How do you feel you as a designer reflect your story in the things you create?
We did an interesting lecture in Lausanne last year and we brainstormed the issue on how best to present our work. We came to the conclusion that mostly our work is a reflection of us. Who are we? We are two women from Beirut, so in the end Bokja is a reflection of this city. You have a lot of contradiction in it, and you have a lot of worldly influences and you have a lot of contemporary feed, and this makes it beautiful. To the excel that we called one of the chairs we created schizophrenia to reflect the schizophrenic mood of the city in many instances.
We have years and years of influences, over time the shores were receptive to many civilizations. You have layers of civilizations from all over the world and this is what I think you see at Bokja.
You talked earlier that you want the object to give a smile to the people.
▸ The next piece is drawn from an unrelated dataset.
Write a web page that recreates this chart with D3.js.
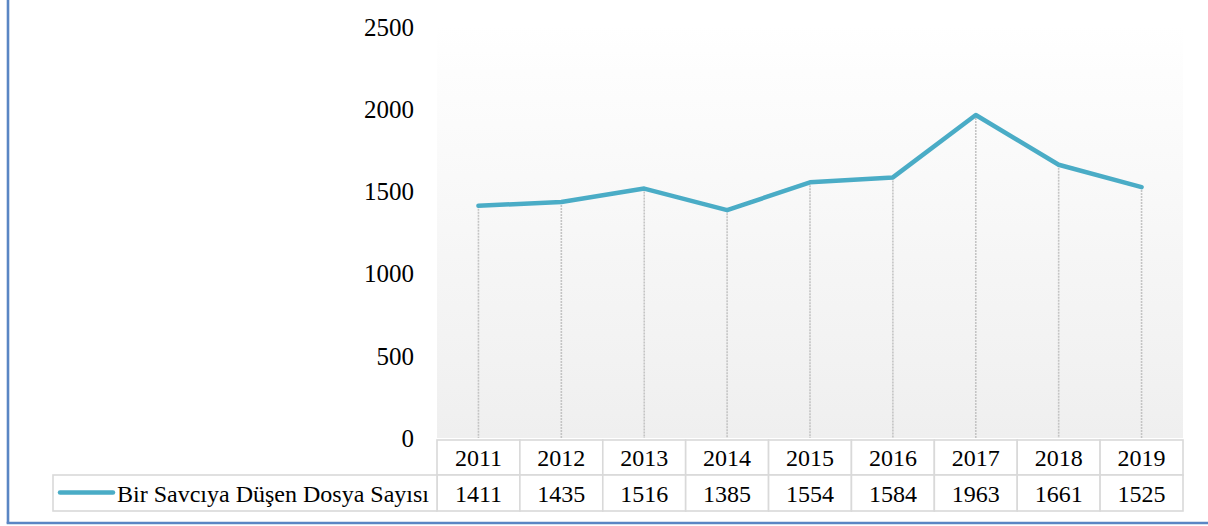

Which one is the one that gives you a smile?
Don’t you have a smile when you see this sofa.
Or the schizophrenia.
This is the schizophrenia chair. We put the plastic because for us it was a twist on the taxis. The old taxi service in Beirut in the 60s, they always used to protect their sofas in the car by putting plastic. Once we sold a sofa to a hairdresser in Saudi Arabia and he put a big sofa in the saloon and he put nylon on it to protect it from the water. So it was a funny take on this old habit.